Jadi, rezim Suriah tidak mengembangkan dukungan profesional untuk pengambilan keputusan seperti “Cabinet Office” di Inggris, “The American National Security Council” di Amerika Serikat ataupun “Planning Branch” di Israel. Gaya kepemimpinan ini diterapkan dalam bidang politik dan militer (yang selama ini Assad berperan sebagai pembuat keputusan), namun ia tidak begitu banyak mengambil keputusan di dalam bidang ekonomi. Gaya manajemen individualis ini juga terjadi di eselon yang lebih rendah, baik di dalam pemerintahan ataupun di dalam struktur kepartaian.

Benar, semua orang-orang yang berada di dalam lingkaran Presiden adalah anggota senior partia (hampir selalu merupakan anggota Komando Daerah), tetapi masukan yang mereka sampaikan dalam proses pengambilan keputusan tidak terkait dengan status formalnya di kepartaian, namun karena keanggotaan mereka di dalam ‘jamaah’ petugas yang merupakan bagian dari junta asli kepemimpinan Assad, dan ikatan mereka terhadap Assad lebih kuat dibandingkan dengan Assad dengan saudara-saudaranya. Mereka merupakan penasehat presiden, juga memberikan informasi tentang berbagai isu.

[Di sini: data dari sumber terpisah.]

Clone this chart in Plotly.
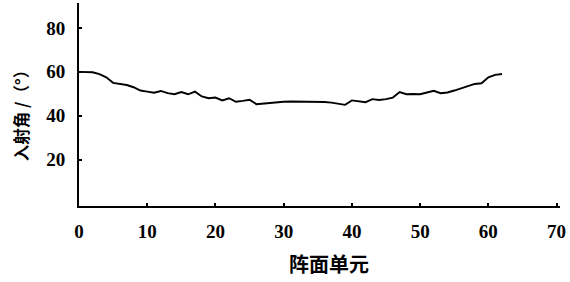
import plotly.graph_objects as go

units = list(range(0, 63))
angles = [60, 60, 59.8, 59, 57.5, 55, 54.5, 54, 53, 51.5,
          51, 50.5, 51.3, 50.3, 49.8, 50.8, 49.8, 51, 48.8, 48,
          48.3, 47, 48, 46.4, 46.8, 47.3, 45.3, 45.6, 46, 46.2,
          46.4, 46.5, 46.5, 46.5, 46.5, 46.4, 46.3, 46, 45.5, 45,
          47, 46.5, 46.2, 47.6, 47.2, 47.6, 48.3, 50.8, 49.8, 49.9,
          49.8, 50.6, 51.4, 50.3, 50.6, 51.5, 52.5, 53.8, 54.5, 54.8,
          57.5, 58.6, 59]
xticks = [0, 10, 20, 30, 40, 50, 60, 70]
yticks = [20, 40, 60, 80]

fig = go.Figure()
fig.add_trace(go.Scatter(x=units, y=angles, mode="lines",
                         line=dict(color="black", width=1.9), showlegend=False))

tickfont = dict(family="Liberation Serif, Times New Roman, serif", size=19,
                color="black", weight="bold")
fig.update_layout(
    width=570, height=282,
    margin=dict(l=79, r=10, t=3, b=76),
    plot_bgcolor="white", paper_bgcolor="white",
    xaxis=dict(range=[0, 70.5], tickvals=xticks, ticks="inside", ticklen=3,
               tickwidth=1.5, tickcolor="black", showline=True, linecolor="black",
               linewidth=2, showgrid=False, zeroline=False,
               tickfont=tickfont, ticklabelstandoff=7),
    yaxis=dict(range=[-1, 91.3], tickvals=yticks, ticks="inside", ticklen=3,
               tickwidth=1.5, tickcolor="black", showline=True, linecolor="black",
               linewidth=2, showgrid=False, zeroline=False,
               tickfont=tickfont, ticklabelstandoff=8),
    annotations=[
        dict(text="<b>阵面单元</b>", xref="paper", yref="paper", x=0.52, y=-0.281,
             showarrow=False, xanchor="center", yanchor="middle",
             font=dict(family="Noto Sans CJK SC", size=20, color="black")),
        dict(text="<b>入射角 /（°）</b>", xref="paper", yref="paper", x=-0.119, y=0.466,
             showarrow=False, textangle=-90, xanchor="center", yanchor="middle",
             font=dict(family="Noto Sans CJK SC", size=16.5, color="black")),
    ],
)
fig.write_html("out.html", config={"displayModeBar": False},
               post_script="document.body.style.margin='0';document.body.style.overflow='hidden';")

Meskipun konstitusi Suriah mendefinisikan kewenangan konstitusi formal, namun kekuasaan yang sesungguhnya dilakukan melalui metode ad hoc, menyeimbangkan satu kekuatan terhadap kekuatan yang lain. Rezim Suriah mempertahankan legislatif yang didominasi oleh Partai Ba’th yang dianggap sebagai bagian dari ‘National Progressive Front’.

Militer-Keamanan yang Kompleks

Militer Suriah adalah salah satu andalan utama rezim. Militer berada di bawah kontrol rezim Ba’th tidak hanya mencakup dalam pertahanan negara dalam menghadapi Israel, Turki, dalan dalam batas tertentu, adanya ancaman dari Irak misalnya, tetapi juga menjalankan tugas-tugas domestik kontra-terorisme dan pengumpulan intelejen.

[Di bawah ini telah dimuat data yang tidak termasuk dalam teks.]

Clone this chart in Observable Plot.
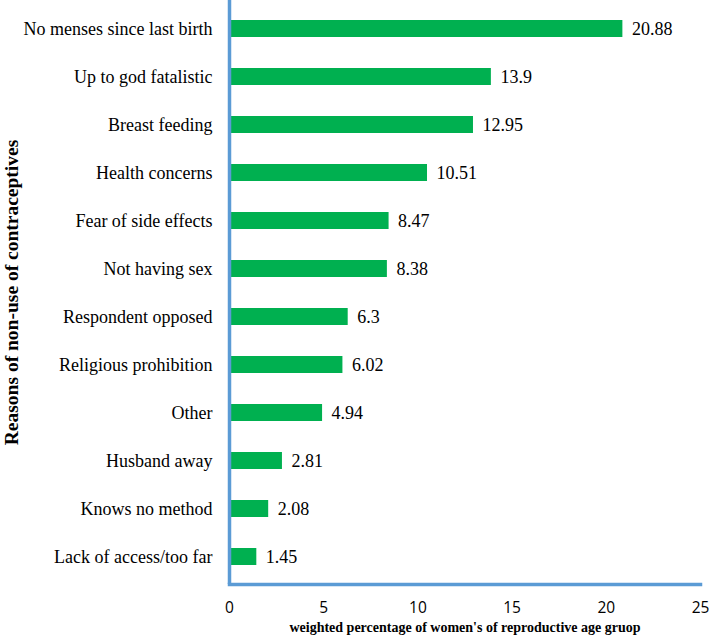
<!DOCTYPE html>
<html>
<head>
<meta charset="utf-8">
<script src="https://cdn.jsdelivr.net/npm/d3@7"></script>
<script src="https://cdn.jsdelivr.net/npm/@observablehq/plot@0.6"></script>
<style>
  body { margin: 0; background: #fff; }
  #chart svg { display: block; }
  #chart svg text { font-family: "Liberation Serif", "Times New Roman", serif !important; }
  #chart svg g[aria-label="x-axis tick label"] text { font-family: "Open Sans", "Liberation Sans", Arial, sans-serif !important; }
</style>
</head>
<body>
<div id="chart"></div>
<script>
const reasons = [
  "No menses since last birth",
  "Up to god fatalistic",
  "Breast feeding",
  "Health concerns",
  "Fear of side effects",
  "Not having sex",
  "Respondent opposed",
  "Religious prohibition",
  "Other",
  "Husband away",
  "Knows no method",
  "Lack of access/too far"
];
const percents = [20.88, 13.9, 12.95, 10.51, 8.47, 8.38, 6.3, 6.02, 4.94, 2.81, 2.08, 1.45];
const xTicks = [0, 5, 10, 15, 20, 25];
const xTitle = "weighted percentage of women's of reproductive age gruop";
const yTitle = "Reasons of non-use of contraceptives";

const data = reasons.map((r, i) => ({reason: r, value: percents[i]}));
const green = "#00b050";
const blue = "#5b9bd5";

const chart = Plot.plot({
  width: 709,
  height: 639,
  marginLeft: 229,
  marginRight: 9,
  marginTop: 0,
  marginBottom: 55,
  style: {background: "#fff", color: "#000"},
  x: {domain: [0, 25], ticks: xTicks},
  y: {domain: reasons, paddingInner: 0.65, paddingOuter: 0.325},
  marks: [
    Plot.barX(data, {x: "value", y: "reason", fill: green}),
    Plot.text(data, {x: "value", y: "reason", text: d => String(d.value), textAnchor: "start", dx: 9,
      fontSize: 18, fill: "#000"}),
    Plot.axisY({tickSize: 0, tickPadding: 17, label: null, fontSize: 18}),
    Plot.axisX({tickSize: 0, tickPadding: 17, label: null, ticks: xTicks, tickFormat: d => String(d),
      fontSize: 15.5}),
    Plot.text([xTitle], {frameAnchor: "bottom", dy: 47, text: d => d,
      fontWeight: "bold", fontSize: 14, fill: "#000"}),
    Plot.text([yTitle], {frameAnchor: "left", textAnchor: "middle", dx: -218, rotate: -90, text: d => d,
      fontWeight: "bold", fontSize: 19.5, fill: "#000"}),
    Plot.ruleX([0], {stroke: blue, strokeWidth: 3.5}),
    Plot.frame({anchor: "bottom", stroke: blue, strokeWidth: 3.5})
  ]
});
document.getElementById("chart").appendChild(chart);
</script>
</body>
</html>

Fakta bahwa Hafez al-Asad berkuasa melalui militer telah menandai rezim sebagai ‘rezim militer’. Komando Tinggi dari militer Suriah telah sejak lama dipimpin oleh seorang yang telah lanjut usia. Menurut peraturan sendiri, petugas yang dipromosikan untuk memegang jabatan adalah mereka yang telah mendekati usia 60 tahun. Namun eselon senior militer menerima dispensasi khusus sehingga bisa tetap mengabdi di usia pensiun. Akibatnya, adanya pergantian atau promosi di militer agak terganggu.

Suriah berada di bawah darurat militer sejak tahun 1963, sehingga militer dan mokhabarat memiliki kekuatan yang luas di sektor sipil. Selanjutnya, di era Hafez Al Assad, ada empat ‘penjaga tua’, yang merupakan anggota dari Komando Daerah (yaitu Asad, Rif’at Al Assad, Mustafa SVLK, Hikmat Shihabi). Tokoh partai juga memegang kontrol pada mokhabarat. Bangunan kekuasaan oleh Assad bisa dilihat pada gambar di atas.